-- begin --
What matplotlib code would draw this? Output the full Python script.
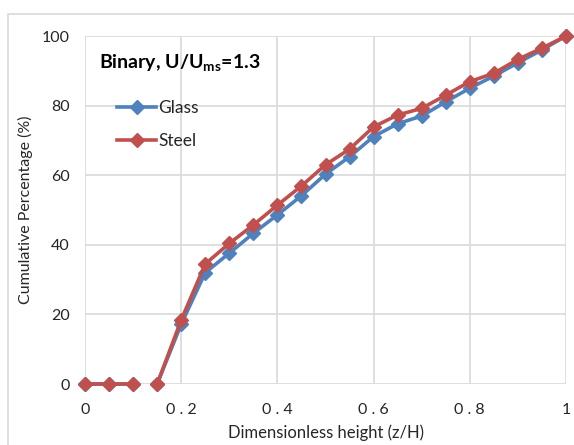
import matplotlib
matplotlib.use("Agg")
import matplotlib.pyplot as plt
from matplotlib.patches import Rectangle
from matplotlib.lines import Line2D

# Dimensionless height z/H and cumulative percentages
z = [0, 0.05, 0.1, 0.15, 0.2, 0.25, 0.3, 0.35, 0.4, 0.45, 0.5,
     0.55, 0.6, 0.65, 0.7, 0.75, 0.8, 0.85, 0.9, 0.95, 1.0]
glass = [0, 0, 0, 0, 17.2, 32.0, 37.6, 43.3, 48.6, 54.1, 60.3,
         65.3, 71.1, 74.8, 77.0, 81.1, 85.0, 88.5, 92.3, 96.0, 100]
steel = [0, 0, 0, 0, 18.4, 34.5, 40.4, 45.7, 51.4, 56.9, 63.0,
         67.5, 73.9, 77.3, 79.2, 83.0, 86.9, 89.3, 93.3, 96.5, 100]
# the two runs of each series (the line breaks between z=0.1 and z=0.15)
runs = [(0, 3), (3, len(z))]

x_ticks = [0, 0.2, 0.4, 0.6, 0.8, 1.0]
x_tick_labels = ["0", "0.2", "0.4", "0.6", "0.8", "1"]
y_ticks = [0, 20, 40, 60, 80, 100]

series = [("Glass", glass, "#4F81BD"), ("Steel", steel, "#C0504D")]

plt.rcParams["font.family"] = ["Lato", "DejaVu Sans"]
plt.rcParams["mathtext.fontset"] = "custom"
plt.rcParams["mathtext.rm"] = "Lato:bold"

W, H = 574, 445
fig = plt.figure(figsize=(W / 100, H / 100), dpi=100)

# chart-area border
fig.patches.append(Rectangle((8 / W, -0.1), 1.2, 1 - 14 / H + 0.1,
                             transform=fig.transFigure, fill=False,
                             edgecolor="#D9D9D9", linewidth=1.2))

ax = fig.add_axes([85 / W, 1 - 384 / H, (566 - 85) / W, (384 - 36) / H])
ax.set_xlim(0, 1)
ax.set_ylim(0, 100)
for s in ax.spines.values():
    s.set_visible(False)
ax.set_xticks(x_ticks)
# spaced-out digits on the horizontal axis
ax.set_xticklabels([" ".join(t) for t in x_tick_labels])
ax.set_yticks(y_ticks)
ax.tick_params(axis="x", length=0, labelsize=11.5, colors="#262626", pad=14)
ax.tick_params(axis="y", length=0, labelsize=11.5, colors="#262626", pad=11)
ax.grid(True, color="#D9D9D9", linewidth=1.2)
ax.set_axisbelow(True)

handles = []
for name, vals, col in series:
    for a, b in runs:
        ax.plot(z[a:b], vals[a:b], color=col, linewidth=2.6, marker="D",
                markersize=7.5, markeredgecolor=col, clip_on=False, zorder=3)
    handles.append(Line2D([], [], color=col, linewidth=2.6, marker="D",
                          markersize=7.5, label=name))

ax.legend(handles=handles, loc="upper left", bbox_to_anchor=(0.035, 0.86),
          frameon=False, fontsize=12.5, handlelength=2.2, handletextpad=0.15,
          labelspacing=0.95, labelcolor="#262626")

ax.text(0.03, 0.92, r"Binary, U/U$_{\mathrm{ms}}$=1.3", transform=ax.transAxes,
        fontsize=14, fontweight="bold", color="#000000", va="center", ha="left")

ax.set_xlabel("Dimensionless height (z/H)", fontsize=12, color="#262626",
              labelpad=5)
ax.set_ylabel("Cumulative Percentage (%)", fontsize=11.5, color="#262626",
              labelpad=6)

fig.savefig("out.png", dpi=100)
-- end --
▶ [What you should do] Give an exact reproduction of every line, leaving out any picture.

▶ [Task response]
What matplotlib code would draw this? Output the full Python script.
import matplotlib
matplotlib.use("Agg")
import matplotlib.pyplot as plt
from matplotlib.patches import Rectangle
from matplotlib.lines import Line2D

# Dimensionless height z/H and cumulative percentages
z = [0, 0.05, 0.1, 0.15, 0.2, 0.25, 0.3, 0.35, 0.4, 0.45, 0.5,
     0.55, 0.6, 0.65, 0.7, 0.75, 0.8, 0.85, 0.9, 0.95, 1.0]
glass = [0, 0, 0, 0, 17.2, 32.0, 37.6, 43.3, 48.6, 54.1, 60.3,
         65.3, 71.1, 74.8, 77.0, 81.1, 85.0, 88.5, 92.3, 96.0, 100]
steel = [0, 0, 0, 0, 18.4, 34.5, 40.4, 45.7, 51.4, 56.9, 63.0,
         67.5, 73.9, 77.3, 79.2, 83.0, 86.9, 89.3, 93.3, 96.5, 100]
# the two runs of each series (the line breaks between z=0.1 and z=0.15)
runs = [(0, 3), (3, len(z))]

x_ticks = [0, 0.2, 0.4, 0.6, 0.8, 1.0]
x_tick_labels = ["0", "0.2", "0.4", "0.6", "0.8", "1"]
y_ticks = [0, 20, 40, 60, 80, 100]

series = [("Glass", glass, "#4F81BD"), ("Steel", steel, "#C0504D")]

plt.rcParams["font.family"] = ["Lato", "DejaVu Sans"]
plt.rcParams["mathtext.fontset"] = "custom"
plt.rcParams["mathtext.rm"] = "Lato:bold"

W, H = 574, 445
fig = plt.figure(figsize=(W / 100, H / 100), dpi=100)

# chart-area border
fig.patches.append(Rectangle((8 / W, -0.1), 1.2, 1 - 14 / H + 0.1,
                             transform=fig.transFigure, fill=False,
                             edgecolor="#D9D9D9", linewidth=1.2))

ax = fig.add_axes([85 / W, 1 - 384 / H, (566 - 85) / W, (384 - 36) / H])
ax.set_xlim(0, 1)
ax.set_ylim(0, 100)
for s in ax.spines.values():
    s.set_visible(False)
ax.set_xticks(x_ticks)
# spaced-out digits on the horizontal axis
ax.set_xticklabels([" ".join(t) for t in x_tick_labels])
ax.set_yticks(y_ticks)
ax.tick_params(axis="x", length=0, labelsize=11.5, colors="#262626", pad=14)
ax.tick_params(axis="y", length=0, labelsize=11.5, colors="#262626", pad=11)
ax.grid(True, color="#D9D9D9", linewidth=1.2)
ax.set_axisbelow(True)

handles = []
for name, vals, col in series:
    for a, b in runs:
        ax.plot(z[a:b], vals[a:b], color=col, linewidth=2.6, marker="D",
                markersize=7.5, markeredgecolor=col, clip_on=False, zorder=3)
    handles.append(Line2D([], [], color=col, linewidth=2.6, marker="D",
                          markersize=7.5, label=name))

ax.legend(handles=handles, loc="upper left", bbox_to_anchor=(0.035, 0.86),
          frameon=False, fontsize=12.5, handlelength=2.2, handletextpad=0.15,
          labelspacing=0.95, labelcolor="#262626")

ax.text(0.03, 0.92, r"Binary, U/U$_{\mathrm{ms}}$=1.3", transform=ax.transAxes,
        fontsize=14, fontweight="bold", color="#000000", va="center", ha="left")

ax.set_xlabel("Dimensionless height (z/H)", fontsize=12, color="#262626",
              labelpad=5)
ax.set_ylabel("Cumulative Percentage (%)", fontsize=11.5, color="#262626",
              labelpad=6)

fig.savefig("out.png", dpi=100)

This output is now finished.